Opinion
Prisoner Case No. 3:04CV1081(MRK).
September 14, 2004
RULING AND ORDER
The plaintiff, Garry Klinger ("Klinger"), currently is confined at the Osborn Correctional Institution in Somers, Connecticut. He brings this civil rights action pro se pursuant to 28 U.S.C. § 1915. Mr. Klinger seeks damages and a determination that Connecticut General Statute § 53a-39 is unconstitutional. For the reasons that follow, the complaint is dismissed without prejudice.
In all cases filed by prisoners, the court must conduct an initial screening to ensure that the case goes forward only if it meets certain requirements. "[T]he court shall dismiss the case at any time if the court determines that . . . the action . . . is frivolous or malicious; . . . fails to state a claim on which relief may be granted; or . . . seeks monetary relief against a defendant who is immune from such relief." 28 U.S.C. § 1915 (e)(2)(B)(i)-(iii).

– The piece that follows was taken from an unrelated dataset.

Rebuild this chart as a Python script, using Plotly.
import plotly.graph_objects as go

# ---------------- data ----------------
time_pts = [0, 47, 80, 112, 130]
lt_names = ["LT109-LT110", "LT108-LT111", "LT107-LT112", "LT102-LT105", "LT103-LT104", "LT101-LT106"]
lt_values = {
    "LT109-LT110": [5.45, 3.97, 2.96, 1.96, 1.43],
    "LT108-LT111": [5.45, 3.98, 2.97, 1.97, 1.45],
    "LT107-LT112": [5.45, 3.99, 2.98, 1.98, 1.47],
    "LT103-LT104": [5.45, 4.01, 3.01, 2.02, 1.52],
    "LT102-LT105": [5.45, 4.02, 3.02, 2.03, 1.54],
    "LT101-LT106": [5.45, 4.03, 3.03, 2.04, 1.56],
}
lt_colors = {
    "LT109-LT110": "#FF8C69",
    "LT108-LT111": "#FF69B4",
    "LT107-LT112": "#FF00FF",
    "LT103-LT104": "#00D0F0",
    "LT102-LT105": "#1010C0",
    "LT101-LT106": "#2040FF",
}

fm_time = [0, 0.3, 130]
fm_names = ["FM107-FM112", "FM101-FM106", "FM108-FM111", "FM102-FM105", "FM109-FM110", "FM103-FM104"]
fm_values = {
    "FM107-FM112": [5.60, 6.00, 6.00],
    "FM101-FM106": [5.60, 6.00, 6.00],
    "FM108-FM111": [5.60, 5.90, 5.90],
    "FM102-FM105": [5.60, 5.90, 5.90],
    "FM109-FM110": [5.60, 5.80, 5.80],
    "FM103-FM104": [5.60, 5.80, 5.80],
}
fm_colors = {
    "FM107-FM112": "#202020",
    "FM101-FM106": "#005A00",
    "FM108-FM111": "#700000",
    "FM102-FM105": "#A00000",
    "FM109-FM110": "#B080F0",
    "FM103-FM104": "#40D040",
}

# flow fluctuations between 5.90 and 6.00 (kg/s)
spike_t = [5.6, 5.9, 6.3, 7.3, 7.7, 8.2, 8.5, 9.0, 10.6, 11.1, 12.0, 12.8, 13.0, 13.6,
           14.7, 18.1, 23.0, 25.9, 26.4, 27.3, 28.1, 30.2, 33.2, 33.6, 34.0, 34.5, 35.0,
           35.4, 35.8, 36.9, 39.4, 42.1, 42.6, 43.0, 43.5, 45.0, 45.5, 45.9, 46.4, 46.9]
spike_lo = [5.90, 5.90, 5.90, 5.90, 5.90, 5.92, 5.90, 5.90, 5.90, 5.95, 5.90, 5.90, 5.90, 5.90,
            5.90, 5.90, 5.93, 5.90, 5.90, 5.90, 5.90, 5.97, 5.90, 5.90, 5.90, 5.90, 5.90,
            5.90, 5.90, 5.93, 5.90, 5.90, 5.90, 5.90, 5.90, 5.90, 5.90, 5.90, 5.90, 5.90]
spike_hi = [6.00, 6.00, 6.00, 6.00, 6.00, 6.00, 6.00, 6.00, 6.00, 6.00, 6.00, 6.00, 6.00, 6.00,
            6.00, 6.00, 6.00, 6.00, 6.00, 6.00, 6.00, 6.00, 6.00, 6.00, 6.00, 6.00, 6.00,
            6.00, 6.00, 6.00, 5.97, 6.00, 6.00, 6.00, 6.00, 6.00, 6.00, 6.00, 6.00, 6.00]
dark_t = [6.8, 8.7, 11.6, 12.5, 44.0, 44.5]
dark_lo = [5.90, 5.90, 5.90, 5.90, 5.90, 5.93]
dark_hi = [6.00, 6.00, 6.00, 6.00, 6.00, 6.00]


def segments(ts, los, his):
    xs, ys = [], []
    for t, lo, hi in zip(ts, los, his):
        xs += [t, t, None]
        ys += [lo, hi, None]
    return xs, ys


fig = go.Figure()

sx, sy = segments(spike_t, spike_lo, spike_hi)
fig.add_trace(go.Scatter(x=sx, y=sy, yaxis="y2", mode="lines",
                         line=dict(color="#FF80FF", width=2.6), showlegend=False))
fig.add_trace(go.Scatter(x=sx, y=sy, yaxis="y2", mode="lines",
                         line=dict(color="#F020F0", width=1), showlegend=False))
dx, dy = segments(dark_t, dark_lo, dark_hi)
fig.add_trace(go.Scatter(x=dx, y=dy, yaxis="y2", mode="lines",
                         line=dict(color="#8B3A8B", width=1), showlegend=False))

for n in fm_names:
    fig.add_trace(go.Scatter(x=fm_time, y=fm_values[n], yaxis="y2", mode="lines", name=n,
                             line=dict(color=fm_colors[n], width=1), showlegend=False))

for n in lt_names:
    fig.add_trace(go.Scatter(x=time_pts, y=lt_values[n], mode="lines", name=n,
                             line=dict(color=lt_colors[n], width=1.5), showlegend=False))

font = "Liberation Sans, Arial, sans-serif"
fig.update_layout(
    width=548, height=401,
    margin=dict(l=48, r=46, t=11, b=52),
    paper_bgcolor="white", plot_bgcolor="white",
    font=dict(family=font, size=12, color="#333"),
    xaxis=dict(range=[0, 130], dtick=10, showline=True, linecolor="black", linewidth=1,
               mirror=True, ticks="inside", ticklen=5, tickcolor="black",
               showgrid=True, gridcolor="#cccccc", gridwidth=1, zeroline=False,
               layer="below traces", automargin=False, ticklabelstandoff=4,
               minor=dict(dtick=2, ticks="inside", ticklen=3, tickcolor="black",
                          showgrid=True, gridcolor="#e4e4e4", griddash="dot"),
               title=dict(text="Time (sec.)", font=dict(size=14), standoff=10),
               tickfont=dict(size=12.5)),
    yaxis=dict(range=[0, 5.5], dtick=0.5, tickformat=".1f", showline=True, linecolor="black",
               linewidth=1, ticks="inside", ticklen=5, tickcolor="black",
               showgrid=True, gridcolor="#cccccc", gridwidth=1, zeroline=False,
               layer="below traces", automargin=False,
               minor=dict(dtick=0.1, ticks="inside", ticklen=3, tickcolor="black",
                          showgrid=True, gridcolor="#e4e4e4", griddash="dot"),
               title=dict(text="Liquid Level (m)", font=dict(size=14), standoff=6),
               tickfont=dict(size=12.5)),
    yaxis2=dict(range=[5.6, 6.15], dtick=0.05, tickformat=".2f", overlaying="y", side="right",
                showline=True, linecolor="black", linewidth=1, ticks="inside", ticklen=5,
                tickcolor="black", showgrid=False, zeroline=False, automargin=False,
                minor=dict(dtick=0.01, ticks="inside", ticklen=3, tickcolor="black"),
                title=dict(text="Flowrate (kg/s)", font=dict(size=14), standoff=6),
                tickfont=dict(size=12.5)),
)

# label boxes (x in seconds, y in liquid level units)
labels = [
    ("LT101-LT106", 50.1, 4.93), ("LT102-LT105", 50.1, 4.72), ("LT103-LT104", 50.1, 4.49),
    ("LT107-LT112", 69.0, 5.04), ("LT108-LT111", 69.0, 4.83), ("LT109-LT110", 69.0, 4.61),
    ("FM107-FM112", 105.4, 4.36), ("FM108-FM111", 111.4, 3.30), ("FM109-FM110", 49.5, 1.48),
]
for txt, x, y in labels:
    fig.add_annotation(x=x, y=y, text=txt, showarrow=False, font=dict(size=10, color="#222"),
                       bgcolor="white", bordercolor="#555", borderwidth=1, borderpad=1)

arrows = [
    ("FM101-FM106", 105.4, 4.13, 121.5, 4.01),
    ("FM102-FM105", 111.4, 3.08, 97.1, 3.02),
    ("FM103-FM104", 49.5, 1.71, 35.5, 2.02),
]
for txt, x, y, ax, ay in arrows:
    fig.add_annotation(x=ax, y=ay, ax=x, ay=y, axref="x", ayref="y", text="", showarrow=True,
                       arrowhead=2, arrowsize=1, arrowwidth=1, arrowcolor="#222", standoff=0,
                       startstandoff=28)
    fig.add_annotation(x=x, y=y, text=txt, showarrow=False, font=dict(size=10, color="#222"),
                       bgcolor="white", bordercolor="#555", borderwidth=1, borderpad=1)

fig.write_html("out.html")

"The Eleventh Amendment has been interpreted to render states absolutely immune from suit in federal court unless they have consented to be sued in that forum or unless Congress has overridden that immunity by statute." National Foods, Inc. v. Rubin, 936 F.2d 656, 658-59 (2d Cir. 1991). See also, Seminole Tribe of Florida v. Florida, 517 U.S. 44, 68 (1996) ("Although a case may arise under the Constitution and laws of the United States, the judicial power does not extend to it if the suit is sought to be prosecuted against a State, without her consent, by one of her own citizens.") (citing Principality of Monaco v. Mississippi, 292 U.S. 313, 321-23 (1934)). Section 1983 does not override a state's Eleventh Amendment immunity. See Quern v. Jordan, 440 U.S. 332, 342 (1979). Thus, states are not persons subject to suit under section 1983. See Will v. Michigan Dep't of State Police, 491 U.S. 58, 71 (1989). Because the state is immune from suit in federal court, the complaint lacks an arguable legal basis and is dismissed pursuant to 28 U.S.C. § 1915(e)(92)(B)(iii). See Neitzke v. Williams, 490 U.S. 319, 327 (1989) ("claims against which it is clear that the defendants are immune from suit" lack an arguable legal basis and should be dismissed).

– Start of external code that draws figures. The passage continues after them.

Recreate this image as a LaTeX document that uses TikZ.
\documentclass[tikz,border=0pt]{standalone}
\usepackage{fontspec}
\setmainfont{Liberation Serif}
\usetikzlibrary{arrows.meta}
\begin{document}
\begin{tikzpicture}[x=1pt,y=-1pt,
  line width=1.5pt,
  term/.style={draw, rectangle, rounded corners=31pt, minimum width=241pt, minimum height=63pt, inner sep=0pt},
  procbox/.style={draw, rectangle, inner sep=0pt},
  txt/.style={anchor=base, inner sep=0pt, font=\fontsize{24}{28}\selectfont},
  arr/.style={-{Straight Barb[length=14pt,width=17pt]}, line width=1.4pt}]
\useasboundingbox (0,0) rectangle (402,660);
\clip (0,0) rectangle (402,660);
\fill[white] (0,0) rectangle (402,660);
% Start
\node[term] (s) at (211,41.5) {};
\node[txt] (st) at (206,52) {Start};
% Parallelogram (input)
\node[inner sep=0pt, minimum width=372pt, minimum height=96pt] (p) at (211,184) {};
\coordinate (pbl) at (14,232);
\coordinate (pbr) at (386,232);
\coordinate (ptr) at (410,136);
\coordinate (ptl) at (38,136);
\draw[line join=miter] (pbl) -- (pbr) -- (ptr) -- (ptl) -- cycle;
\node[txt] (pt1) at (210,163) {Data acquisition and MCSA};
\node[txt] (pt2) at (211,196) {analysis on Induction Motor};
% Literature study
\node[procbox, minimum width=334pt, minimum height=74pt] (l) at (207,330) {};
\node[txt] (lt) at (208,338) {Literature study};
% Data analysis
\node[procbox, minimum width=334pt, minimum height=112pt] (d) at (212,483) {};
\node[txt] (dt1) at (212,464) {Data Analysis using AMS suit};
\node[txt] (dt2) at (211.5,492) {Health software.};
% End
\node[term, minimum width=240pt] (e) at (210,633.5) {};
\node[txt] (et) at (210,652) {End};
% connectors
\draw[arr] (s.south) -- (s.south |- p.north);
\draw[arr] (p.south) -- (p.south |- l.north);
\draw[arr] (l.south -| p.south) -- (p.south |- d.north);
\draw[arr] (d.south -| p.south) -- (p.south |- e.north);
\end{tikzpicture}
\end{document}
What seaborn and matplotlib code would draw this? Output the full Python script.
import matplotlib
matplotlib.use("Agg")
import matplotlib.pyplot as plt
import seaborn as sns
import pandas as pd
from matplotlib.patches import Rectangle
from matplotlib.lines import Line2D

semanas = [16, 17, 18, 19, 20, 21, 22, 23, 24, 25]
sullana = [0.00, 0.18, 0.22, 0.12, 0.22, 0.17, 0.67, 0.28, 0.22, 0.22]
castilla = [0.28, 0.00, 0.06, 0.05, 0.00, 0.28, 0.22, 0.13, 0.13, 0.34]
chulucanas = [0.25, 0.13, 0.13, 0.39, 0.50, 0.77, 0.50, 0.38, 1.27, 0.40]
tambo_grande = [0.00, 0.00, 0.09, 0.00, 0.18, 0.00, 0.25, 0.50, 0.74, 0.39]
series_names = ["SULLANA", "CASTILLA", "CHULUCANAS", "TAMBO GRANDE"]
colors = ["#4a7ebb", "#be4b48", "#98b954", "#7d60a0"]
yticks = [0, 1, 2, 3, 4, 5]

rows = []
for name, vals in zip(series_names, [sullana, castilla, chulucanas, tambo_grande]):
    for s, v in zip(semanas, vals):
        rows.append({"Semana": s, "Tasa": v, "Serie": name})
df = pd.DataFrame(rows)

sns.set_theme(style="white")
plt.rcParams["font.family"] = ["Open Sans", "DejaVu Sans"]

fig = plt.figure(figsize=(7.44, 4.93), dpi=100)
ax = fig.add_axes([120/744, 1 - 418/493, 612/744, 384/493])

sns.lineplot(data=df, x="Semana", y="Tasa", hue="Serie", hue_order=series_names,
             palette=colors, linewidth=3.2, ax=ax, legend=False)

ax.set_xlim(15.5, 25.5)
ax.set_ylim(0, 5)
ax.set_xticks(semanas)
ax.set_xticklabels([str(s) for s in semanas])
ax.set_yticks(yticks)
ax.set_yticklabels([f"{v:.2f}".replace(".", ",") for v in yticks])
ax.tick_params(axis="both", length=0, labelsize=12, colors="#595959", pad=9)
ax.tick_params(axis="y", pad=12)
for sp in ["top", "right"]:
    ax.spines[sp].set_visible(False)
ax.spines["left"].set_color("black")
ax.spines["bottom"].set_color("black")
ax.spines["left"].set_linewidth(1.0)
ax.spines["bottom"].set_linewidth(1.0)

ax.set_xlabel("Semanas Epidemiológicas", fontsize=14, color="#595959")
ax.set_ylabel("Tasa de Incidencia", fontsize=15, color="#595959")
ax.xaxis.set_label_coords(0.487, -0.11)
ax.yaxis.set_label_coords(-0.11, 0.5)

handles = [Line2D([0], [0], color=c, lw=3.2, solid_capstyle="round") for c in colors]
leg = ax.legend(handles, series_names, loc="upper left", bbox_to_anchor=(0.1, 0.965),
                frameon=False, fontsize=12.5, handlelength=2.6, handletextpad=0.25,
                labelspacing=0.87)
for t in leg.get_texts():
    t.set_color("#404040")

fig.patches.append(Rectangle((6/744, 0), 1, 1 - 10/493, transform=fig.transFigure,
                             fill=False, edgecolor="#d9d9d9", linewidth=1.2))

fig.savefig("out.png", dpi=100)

When a prisoner plaintiff mistakenly names as defendant in a civil rights action only a state agency, the Second Circuit recommends that the district court afford plaintiff an opportunity to amend his complaint to include the appropriate correctional officials. See Soto v. Brooklyn Correctional Facility, 80 F.3d 34 (2d Cir. 1996) (reversing and remanding to enable plaintiff to amend to name appropriate defendants and determining that such amendment would relate back to date of filing of original complaint). Mr. Klinger has not included a proper defendant in this case. Therefore, the court will grant him leave to file an amended complaint identifying a proper defendant. In amending his complaint, Mr. Klinger should bear in mind that while he may seek injunctive relief against state officials in their official capacities, the Eleventh Amendment bars him from seeking "money damages against state officials in their official capacities." See Ford v. Reynolds, 316 F.3d 351, 354 (2d Cir. 2003). State officials can be sued for money damages only in their individual capacities. Id.

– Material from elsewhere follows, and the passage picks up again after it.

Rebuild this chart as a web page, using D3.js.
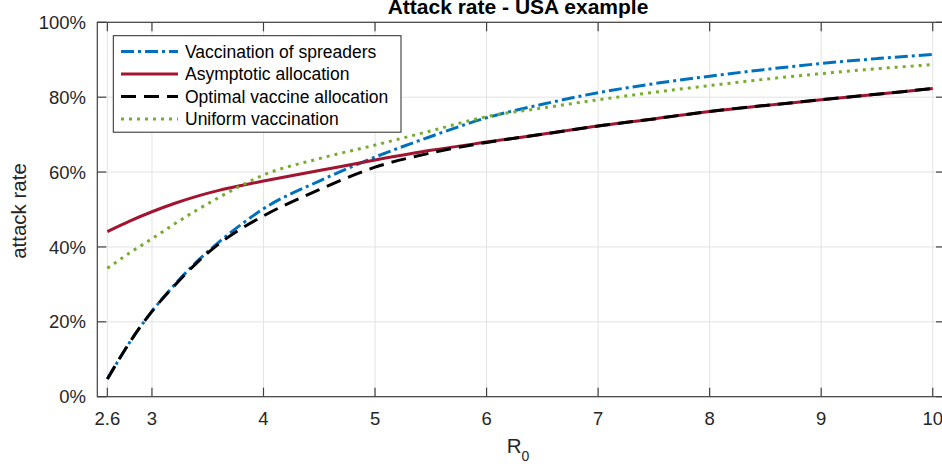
<!DOCTYPE html>
<html>
<head>
<meta charset="utf-8">
<script src="https://cdn.jsdelivr.net/npm/d3@7"></script>
<style>
  body { margin: 0; background: #fff; }
  svg { display: block; font-family: "Liberation Sans", Arial, sans-serif; }
</style>
</head>
<body>
<div id="chart"></div>
<script>
// DATA
const r0 = [2.6, 2.8, 3, 3.2, 3.4, 3.6, 3.8, 4, 4.5, 5, 5.5, 6, 6.5, 7, 7.5, 8, 8.5, 9, 9.5, 10];
const spreaders = [4.7, 14.5, 22.8, 29.8, 36, 41.3, 46, 50.2, 57.6, 64, 69.5, 74.5, 78.1, 81.2, 83.6, 85.6, 87.4, 89.0, 90.3, 91.4];
const asymptotic = [44.1, 46.9, 49.4, 51.6, 53.5, 55.1, 56.4, 57.6, 60.4, 63.2, 65.8, 68.0, 70.1, 72.3, 74.2, 76.2, 77.8, 79.3, 80.8, 82.3];
const optimal = [4.7, 14.5, 22.8, 29.6, 35.7, 40.8, 44.9, 48.3, 55.3, 61.3, 65.1, 67.9, 70.1, 72.3, 74.2, 76.2, 77.8, 79.3, 80.8, 82.3];
const uniform = [34.3, 38.4, 42.2, 46.1, 49.8, 53.2, 56.4, 59.2, 63.6, 67.2, 71.0, 74.8, 77.1, 79.3, 81.3, 83.1, 84.8, 86.3, 87.6, 88.7];

const xTicks = [2.6, 3, 4, 5, 6, 7, 8, 9, 10];
const yTicks = [0, 20, 40, 60, 80, 100];

const series = [
  { name: "Vaccination of spreaders", v: spreaders, color: "#0072BD", dash: "13,4,3,4" },
  { name: "Asymptotic allocation", v: asymptotic, color: "#A2142F", dash: null },
  { name: "Optimal vaccine allocation", v: optimal, color: "#000000", dash: "15,8" },
  { name: "Uniform vaccination", v: uniform, color: "#77AC30", dash: "3,5" }
];

const W = 942, H = 467;
const pL = 97.3, pR = 945, pT = 22.3, pB = 396.7;

const svg = d3.select("#chart").append("svg")
  .attr("width", W).attr("height", H);

const x = d3.scaleLinear().domain([2.51, 10.11]).range([pL, pR]);
const y = d3.scaleLinear().domain([0, 100]).range([pB, pT]);

// grid
const grid = svg.append("g");
grid.selectAll(".gx").data(xTicks).enter().append("line")
  .attr("x1", d => x(d)).attr("x2", d => x(d))
  .attr("y1", pT).attr("y2", pB)
  .attr("stroke", "#e3e3e3").attr("stroke-width", 1);
grid.selectAll(".gy").data(yTicks).enter().append("line")
  .attr("x1", pL).attr("x2", pR)
  .attr("y1", d => y(d)).attr("y2", d => y(d))
  .attr("stroke", "#e3e3e3").attr("stroke-width", 1);

// curves
svg.append("clipPath").attr("id", "clip").append("rect")
  .attr("x", pL).attr("y", pT).attr("width", pR - pL).attr("height", pB - pT);

const line = d3.line()
  .x((d, i) => x(r0[i]))
  .y(d => y(d))
  .curve(d3.curveMonotoneX);

const plot = svg.append("g").attr("clip-path", "url(#clip)");
series.forEach(s => {
  plot.append("path")
    .attr("d", line(s.v))
    .attr("fill", "none")
    .attr("stroke", s.color)
    .attr("stroke-width", 3)
    .attr("stroke-dasharray", s.dash);
});

// axes (box with inward ticks)
const axCol = "#404040";
const tk = 9;
const axes = svg.append("g").attr("stroke", axCol).attr("stroke-width", 1.2);
axes.append("rect").attr("x", pL).attr("y", pT)
  .attr("width", pR - pL).attr("height", pB - pT).attr("fill", "none");
xTicks.forEach(t => {
  axes.append("line").attr("x1", x(t)).attr("x2", x(t)).attr("y1", pB).attr("y2", pB - tk);
  axes.append("line").attr("x1", x(t)).attr("x2", x(t)).attr("y1", pT).attr("y2", pT + tk);
});
yTicks.forEach(t => {
  axes.append("line").attr("x1", pL).attr("x2", pL + tk).attr("y1", y(t)).attr("y2", y(t));
  axes.append("line").attr("x1", pR).attr("x2", pR - tk).attr("y1", y(t)).attr("y2", y(t));
});

// tick labels
svg.append("g").selectAll("text").data(xTicks).enter().append("text")
  .attr("x", d => x(d)).attr("y", 425)
  .attr("text-anchor", "middle")
  .attr("font-size", 18.5).attr("fill", "#262626")
  .text(d => d);
svg.append("g").selectAll("text").data(yTicks).enter().append("text")
  .attr("x", 86).attr("y", d => y(d)).attr("dy", "0.36em")
  .attr("text-anchor", "end")
  .attr("font-size", 18.5).attr("fill", "#262626")
  .text(d => d + "%");

// labels
svg.append("text")
  .attr("transform", "translate(26,211) rotate(-90)")
  .attr("text-anchor", "middle")
  .attr("font-size", 20.5).attr("fill", "#262626")
  .text("attack rate");

const xl = svg.append("text")
  .attr("x", 518).attr("y", 453)
  .attr("text-anchor", "middle")
  .attr("font-size", 20.5).attr("fill", "#262626");
xl.append("tspan").text("R");
xl.append("tspan").attr("font-size", 14).attr("dy", 8).text("0");

svg.append("text")
  .attr("x", 518).attr("y", 13.5)
  .attr("text-anchor", "middle")
  .attr("font-size", 21).attr("font-weight", "bold").attr("fill", "#000")
  .text("Attack rate - USA example");

// legend
const lg = svg.append("g");
lg.append("rect").attr("x", 113.3).attr("y", 35.7)
  .attr("width", 287.7).attr("height", 96.5)
  .attr("fill", "#fff").attr("stroke", "#262626").attr("stroke-width", 1);
series.forEach((s, i) => {
  const ly = 51.5 + i * 22.5;
  lg.append("line").attr("x1", 121).attr("x2", 178).attr("y1", ly).attr("y2", ly)
    .attr("stroke", s.color).attr("stroke-width", 3)
    .attr("stroke-dasharray", s.dash);
  lg.append("text").attr("x", 185).attr("y", ly).attr("dy", "0.36em")
    .attr("font-size", 17.5).attr("fill", "#000")
    .text(s.name);
});
</script>
</body>
</html>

In conclusion, the complaint is DISMISSED without prejudice pursuant to 28 U.S.C. § 1915(e)(2)(B)(iii). Mr. Klinger may file a motion to reopen this case accompanied by an amended complaint no later than October 11, 2004 provided he can identify a proper defendant for his claim. In light of the dismissal of this action, Mr. Klinger's motion for appointment of counsel [ doc. #3] is DENIED.